***** Data section
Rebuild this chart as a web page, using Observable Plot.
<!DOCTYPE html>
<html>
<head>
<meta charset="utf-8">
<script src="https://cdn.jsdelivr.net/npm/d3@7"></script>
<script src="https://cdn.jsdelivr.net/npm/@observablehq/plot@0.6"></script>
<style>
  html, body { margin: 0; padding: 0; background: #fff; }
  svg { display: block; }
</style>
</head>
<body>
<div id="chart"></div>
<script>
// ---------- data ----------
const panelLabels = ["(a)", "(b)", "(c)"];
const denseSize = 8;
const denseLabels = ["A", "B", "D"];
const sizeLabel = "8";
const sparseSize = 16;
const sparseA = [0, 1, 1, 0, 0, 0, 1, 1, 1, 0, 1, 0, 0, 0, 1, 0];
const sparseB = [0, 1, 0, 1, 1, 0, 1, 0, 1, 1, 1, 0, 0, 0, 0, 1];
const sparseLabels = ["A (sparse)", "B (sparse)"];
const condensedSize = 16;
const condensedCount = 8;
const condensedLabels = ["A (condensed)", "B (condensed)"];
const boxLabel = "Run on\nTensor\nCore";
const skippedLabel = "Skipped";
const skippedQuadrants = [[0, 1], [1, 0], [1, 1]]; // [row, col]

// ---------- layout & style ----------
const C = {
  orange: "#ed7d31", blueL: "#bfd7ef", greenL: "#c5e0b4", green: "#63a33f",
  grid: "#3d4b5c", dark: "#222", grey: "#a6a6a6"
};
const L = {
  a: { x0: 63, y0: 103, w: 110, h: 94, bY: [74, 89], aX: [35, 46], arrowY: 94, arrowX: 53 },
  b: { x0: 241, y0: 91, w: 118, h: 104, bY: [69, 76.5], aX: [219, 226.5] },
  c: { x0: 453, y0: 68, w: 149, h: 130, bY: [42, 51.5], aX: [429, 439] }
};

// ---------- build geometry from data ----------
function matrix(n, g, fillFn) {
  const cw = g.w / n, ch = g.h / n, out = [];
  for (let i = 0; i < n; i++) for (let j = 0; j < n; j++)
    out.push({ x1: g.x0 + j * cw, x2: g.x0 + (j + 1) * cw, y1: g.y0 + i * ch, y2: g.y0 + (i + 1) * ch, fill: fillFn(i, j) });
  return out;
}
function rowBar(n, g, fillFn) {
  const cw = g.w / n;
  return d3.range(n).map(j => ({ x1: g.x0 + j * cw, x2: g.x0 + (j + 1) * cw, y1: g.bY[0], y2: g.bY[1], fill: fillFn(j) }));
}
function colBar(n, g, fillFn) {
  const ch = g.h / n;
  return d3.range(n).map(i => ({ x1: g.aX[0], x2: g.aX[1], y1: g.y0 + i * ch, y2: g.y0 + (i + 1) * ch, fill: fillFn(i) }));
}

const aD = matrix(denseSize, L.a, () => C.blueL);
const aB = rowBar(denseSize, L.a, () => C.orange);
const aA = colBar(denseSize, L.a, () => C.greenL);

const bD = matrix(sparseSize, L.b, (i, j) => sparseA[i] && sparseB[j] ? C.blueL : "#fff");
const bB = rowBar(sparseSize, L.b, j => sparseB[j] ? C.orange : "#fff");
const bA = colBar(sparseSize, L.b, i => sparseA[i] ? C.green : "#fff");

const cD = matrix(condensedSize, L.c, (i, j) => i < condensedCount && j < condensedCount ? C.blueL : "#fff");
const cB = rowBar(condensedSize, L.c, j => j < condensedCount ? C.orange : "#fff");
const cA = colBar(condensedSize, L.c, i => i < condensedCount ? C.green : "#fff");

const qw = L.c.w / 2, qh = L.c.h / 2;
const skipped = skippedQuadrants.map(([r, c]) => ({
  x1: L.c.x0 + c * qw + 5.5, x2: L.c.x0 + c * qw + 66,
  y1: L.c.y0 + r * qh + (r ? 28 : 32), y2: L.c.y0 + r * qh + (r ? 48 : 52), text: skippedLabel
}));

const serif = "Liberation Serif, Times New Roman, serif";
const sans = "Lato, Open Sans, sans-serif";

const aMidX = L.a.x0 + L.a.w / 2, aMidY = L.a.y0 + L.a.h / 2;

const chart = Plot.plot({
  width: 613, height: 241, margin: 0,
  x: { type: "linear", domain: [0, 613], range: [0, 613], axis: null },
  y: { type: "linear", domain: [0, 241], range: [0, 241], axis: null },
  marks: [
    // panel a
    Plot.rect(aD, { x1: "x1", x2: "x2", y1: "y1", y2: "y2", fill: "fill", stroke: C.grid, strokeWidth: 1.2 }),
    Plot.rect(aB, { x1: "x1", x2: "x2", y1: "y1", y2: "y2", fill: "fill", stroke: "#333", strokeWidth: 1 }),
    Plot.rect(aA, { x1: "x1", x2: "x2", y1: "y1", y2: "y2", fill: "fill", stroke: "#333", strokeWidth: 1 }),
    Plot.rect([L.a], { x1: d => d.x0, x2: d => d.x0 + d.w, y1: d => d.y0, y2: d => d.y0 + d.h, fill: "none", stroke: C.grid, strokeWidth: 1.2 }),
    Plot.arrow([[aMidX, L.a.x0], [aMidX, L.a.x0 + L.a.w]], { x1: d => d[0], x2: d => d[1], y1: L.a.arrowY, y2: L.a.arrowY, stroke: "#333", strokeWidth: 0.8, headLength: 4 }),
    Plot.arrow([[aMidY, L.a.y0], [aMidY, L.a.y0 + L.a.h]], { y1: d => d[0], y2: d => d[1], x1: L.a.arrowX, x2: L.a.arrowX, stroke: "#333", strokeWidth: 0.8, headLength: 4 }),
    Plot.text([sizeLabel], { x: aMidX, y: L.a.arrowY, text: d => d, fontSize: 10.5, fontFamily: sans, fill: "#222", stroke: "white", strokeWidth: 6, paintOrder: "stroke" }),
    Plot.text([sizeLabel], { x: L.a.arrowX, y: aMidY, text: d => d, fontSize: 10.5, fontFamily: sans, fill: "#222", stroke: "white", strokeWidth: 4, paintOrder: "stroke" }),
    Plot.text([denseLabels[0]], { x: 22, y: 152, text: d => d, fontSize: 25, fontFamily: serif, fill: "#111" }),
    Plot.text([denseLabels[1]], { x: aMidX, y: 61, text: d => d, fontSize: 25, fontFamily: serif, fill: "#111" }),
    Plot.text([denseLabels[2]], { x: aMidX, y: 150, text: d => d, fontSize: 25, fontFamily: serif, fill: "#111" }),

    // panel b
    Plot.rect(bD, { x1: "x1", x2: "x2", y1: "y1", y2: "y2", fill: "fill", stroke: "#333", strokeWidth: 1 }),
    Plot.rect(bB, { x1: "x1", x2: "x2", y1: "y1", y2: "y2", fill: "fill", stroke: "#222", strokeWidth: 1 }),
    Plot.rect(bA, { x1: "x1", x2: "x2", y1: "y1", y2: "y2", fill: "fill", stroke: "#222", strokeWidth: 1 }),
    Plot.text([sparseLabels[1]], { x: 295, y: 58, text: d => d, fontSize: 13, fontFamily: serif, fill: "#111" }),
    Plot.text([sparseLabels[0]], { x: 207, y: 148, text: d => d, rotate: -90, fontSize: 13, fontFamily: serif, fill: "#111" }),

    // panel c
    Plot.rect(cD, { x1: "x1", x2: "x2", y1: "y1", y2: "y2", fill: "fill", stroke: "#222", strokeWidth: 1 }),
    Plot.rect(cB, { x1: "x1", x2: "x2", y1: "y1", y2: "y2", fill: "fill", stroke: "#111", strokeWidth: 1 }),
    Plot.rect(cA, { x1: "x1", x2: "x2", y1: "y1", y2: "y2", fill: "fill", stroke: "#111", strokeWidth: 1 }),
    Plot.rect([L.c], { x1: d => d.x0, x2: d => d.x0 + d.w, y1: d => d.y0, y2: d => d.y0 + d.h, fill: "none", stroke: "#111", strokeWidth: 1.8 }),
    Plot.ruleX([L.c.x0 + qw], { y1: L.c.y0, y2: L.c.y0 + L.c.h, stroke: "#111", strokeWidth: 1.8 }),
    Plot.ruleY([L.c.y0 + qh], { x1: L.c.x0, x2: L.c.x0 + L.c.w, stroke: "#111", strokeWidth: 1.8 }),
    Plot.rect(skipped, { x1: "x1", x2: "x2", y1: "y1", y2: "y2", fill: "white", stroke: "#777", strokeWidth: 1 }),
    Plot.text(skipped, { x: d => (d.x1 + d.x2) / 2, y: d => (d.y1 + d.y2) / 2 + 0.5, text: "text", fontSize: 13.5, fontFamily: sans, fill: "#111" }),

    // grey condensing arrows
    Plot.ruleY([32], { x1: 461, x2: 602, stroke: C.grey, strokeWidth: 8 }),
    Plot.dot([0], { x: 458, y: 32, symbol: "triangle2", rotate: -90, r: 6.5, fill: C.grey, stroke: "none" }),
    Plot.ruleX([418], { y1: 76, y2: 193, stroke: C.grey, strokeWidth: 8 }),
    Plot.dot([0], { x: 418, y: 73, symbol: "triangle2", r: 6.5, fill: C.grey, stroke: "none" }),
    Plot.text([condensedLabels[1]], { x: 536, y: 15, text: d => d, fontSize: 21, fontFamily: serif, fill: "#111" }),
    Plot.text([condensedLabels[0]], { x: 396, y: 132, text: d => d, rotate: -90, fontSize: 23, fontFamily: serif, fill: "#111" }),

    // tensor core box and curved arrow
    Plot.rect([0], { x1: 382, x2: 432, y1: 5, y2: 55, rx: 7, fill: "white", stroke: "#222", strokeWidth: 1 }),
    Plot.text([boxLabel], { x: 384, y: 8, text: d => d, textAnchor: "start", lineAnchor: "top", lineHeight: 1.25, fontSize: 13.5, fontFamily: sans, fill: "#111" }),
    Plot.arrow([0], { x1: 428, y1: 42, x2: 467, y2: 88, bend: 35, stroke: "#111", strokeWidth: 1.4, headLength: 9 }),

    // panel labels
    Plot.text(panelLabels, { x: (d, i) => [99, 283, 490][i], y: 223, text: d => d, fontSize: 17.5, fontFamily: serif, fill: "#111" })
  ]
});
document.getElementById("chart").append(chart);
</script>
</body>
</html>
**********
[Task details] Reply with nothing except the number of lines in the listing above that include "chart".

[Complete output] 4